_Records for this task:_
-------

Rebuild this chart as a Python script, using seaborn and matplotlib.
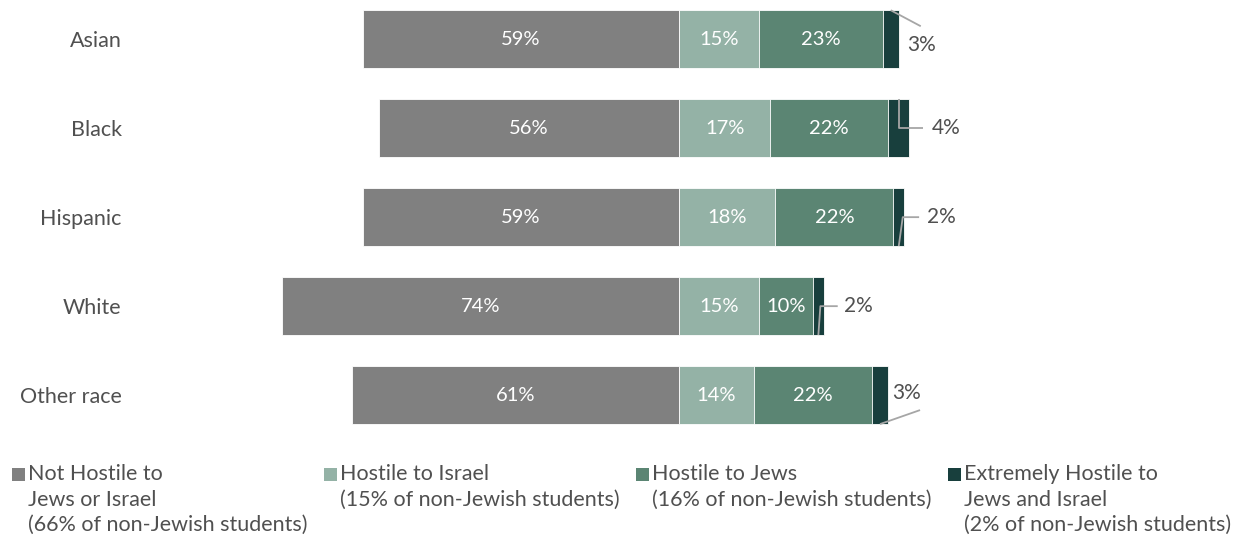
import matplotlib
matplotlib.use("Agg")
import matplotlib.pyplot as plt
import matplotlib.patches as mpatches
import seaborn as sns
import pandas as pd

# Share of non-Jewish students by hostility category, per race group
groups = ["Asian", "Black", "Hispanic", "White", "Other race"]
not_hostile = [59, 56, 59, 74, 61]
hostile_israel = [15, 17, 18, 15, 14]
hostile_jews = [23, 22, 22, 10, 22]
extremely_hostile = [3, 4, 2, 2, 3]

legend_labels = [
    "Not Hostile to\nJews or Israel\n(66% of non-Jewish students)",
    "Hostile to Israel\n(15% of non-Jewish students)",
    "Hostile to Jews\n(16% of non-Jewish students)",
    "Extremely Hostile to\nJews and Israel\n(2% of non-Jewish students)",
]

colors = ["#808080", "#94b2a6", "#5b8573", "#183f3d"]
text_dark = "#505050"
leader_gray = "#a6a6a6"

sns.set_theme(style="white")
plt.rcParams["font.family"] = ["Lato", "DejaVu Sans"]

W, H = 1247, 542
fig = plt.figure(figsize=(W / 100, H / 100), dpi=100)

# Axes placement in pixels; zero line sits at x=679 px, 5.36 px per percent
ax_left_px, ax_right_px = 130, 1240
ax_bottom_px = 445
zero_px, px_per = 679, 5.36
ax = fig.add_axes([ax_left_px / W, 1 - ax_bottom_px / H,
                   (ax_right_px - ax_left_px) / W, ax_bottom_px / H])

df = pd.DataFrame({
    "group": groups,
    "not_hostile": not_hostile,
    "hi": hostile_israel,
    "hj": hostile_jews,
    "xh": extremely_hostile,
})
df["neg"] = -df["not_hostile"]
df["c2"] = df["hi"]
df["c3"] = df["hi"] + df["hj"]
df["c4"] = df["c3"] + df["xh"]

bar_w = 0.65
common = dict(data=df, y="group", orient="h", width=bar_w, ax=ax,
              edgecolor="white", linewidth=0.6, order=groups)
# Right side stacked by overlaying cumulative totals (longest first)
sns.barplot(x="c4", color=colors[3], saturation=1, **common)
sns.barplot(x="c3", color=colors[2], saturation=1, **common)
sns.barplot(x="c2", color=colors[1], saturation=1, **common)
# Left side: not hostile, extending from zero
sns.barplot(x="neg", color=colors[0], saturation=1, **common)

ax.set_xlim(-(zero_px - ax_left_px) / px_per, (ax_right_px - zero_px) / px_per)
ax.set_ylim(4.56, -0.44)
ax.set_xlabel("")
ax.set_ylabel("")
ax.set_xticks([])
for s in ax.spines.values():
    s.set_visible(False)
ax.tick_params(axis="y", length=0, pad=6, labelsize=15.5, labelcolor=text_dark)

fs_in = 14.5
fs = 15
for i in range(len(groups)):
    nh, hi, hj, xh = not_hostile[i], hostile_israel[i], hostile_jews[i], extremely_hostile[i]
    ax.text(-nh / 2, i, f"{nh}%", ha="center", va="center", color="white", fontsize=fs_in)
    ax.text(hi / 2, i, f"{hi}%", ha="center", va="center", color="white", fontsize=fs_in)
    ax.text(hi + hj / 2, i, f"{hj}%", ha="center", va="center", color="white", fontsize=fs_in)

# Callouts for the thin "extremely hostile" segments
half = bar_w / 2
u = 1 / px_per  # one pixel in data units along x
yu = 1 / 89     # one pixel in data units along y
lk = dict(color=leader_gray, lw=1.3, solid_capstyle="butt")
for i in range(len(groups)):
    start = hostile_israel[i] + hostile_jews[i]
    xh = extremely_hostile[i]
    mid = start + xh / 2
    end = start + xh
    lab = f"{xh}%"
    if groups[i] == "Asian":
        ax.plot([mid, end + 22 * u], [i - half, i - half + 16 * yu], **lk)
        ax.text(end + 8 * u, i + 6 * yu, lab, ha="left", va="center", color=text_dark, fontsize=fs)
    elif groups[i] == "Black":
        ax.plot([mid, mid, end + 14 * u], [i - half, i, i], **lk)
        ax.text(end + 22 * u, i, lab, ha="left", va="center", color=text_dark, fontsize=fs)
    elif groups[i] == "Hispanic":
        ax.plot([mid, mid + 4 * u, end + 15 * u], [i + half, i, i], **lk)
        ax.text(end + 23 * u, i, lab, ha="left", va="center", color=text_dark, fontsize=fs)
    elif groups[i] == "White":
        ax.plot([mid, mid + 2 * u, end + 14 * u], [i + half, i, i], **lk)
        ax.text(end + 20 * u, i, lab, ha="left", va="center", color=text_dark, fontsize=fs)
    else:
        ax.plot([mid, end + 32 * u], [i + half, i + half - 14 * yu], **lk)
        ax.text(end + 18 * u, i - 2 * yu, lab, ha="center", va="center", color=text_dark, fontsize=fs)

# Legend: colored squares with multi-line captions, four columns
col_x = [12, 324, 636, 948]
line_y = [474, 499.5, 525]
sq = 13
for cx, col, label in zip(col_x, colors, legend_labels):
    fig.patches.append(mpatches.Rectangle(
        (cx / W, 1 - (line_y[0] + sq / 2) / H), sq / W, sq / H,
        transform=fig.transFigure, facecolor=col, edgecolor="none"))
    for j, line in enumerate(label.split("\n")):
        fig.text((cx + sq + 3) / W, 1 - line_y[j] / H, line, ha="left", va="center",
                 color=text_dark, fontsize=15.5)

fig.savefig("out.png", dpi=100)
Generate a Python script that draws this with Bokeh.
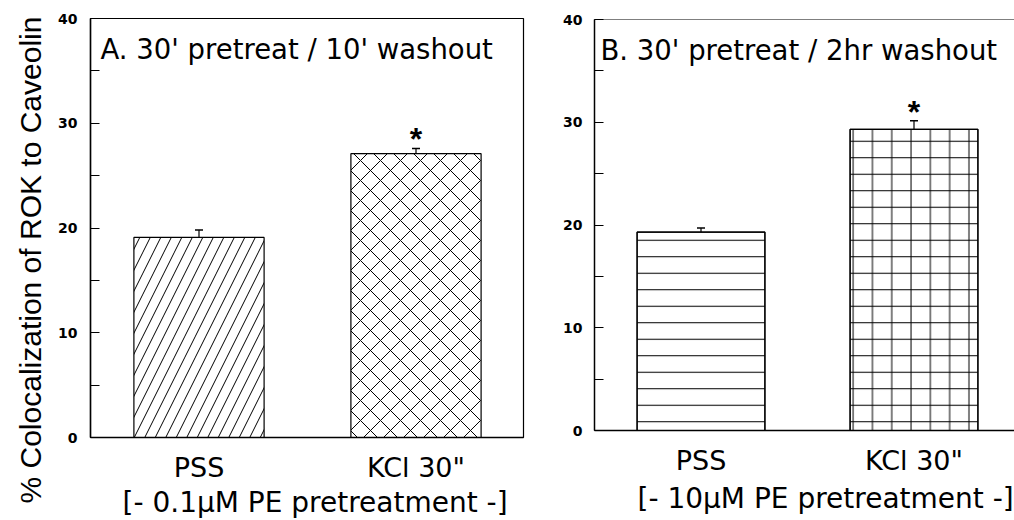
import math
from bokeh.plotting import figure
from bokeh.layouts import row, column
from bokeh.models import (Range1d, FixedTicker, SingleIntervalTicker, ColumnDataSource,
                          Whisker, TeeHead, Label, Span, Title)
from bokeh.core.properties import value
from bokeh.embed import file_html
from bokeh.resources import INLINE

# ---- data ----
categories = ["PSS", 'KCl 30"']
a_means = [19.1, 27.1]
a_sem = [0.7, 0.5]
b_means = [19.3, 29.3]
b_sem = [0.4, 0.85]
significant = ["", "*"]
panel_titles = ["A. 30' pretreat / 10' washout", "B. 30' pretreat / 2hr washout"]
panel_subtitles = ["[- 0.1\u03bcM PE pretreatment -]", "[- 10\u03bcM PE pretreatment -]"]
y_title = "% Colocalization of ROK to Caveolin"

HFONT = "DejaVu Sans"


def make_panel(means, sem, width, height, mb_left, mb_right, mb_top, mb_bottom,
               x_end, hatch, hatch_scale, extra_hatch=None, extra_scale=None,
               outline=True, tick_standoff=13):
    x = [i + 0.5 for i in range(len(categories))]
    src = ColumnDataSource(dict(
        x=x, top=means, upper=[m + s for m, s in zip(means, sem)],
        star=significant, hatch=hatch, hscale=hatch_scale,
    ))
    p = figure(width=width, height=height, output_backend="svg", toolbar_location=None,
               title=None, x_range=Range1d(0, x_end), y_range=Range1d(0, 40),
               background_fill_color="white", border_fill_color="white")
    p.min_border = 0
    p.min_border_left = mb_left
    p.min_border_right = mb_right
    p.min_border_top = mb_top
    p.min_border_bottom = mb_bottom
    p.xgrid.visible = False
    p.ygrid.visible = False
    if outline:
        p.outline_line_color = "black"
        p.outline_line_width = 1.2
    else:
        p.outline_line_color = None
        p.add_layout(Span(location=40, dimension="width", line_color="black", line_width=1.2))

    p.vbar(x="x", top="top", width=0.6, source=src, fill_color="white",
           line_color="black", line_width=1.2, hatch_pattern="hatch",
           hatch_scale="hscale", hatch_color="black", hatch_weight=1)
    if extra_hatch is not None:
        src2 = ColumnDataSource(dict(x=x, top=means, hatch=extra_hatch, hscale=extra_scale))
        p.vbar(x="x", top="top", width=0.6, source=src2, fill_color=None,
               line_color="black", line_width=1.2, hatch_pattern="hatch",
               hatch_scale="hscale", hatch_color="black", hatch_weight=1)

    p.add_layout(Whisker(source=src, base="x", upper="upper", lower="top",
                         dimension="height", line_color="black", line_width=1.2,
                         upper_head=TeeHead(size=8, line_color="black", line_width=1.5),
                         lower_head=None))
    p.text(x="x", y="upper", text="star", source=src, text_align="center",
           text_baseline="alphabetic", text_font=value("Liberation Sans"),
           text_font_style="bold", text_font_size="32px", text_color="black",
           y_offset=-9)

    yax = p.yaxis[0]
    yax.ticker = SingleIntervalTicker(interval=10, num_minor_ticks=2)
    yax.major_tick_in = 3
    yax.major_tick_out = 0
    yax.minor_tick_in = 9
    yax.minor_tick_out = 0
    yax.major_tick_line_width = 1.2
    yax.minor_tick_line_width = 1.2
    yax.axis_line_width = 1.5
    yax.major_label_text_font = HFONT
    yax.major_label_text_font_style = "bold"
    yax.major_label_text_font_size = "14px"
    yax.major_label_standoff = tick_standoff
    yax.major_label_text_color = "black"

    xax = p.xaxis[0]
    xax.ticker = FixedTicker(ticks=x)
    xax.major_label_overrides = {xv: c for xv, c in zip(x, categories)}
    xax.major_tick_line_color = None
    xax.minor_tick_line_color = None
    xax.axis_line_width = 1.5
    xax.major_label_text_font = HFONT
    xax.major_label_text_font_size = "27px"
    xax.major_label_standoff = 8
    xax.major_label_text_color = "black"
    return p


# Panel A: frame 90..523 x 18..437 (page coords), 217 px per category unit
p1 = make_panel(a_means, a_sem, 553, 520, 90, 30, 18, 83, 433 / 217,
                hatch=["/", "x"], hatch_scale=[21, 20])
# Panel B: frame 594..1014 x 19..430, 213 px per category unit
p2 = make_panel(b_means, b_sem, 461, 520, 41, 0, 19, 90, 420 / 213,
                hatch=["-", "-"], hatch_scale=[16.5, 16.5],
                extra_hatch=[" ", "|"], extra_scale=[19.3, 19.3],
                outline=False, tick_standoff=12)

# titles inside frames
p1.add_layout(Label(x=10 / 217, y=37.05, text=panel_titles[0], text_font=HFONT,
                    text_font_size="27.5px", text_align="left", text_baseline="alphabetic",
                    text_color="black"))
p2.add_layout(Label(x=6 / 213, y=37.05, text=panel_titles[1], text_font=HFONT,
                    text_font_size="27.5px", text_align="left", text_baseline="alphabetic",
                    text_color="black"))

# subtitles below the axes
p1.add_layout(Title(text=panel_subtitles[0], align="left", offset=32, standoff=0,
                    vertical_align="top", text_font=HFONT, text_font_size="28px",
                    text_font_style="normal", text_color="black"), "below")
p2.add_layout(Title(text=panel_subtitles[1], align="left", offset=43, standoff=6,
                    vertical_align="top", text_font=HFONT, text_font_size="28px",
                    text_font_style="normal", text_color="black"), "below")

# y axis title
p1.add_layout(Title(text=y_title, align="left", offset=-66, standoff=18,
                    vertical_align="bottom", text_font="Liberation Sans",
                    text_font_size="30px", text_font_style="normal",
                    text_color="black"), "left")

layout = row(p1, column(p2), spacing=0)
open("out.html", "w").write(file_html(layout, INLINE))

-------

_What you are asked to do:_
Quote, please, every line of the material above from its start through the line that has "import pandas as pd", reproducing the words exactly and dropping any images.

_Task answer:_
Rebuild this chart as a Python script, using seaborn and matplotlib.
import matplotlib
matplotlib.use("Agg")
import matplotlib.pyplot as plt
import matplotlib.patches as mpatches
import seaborn as sns
import pandas as pd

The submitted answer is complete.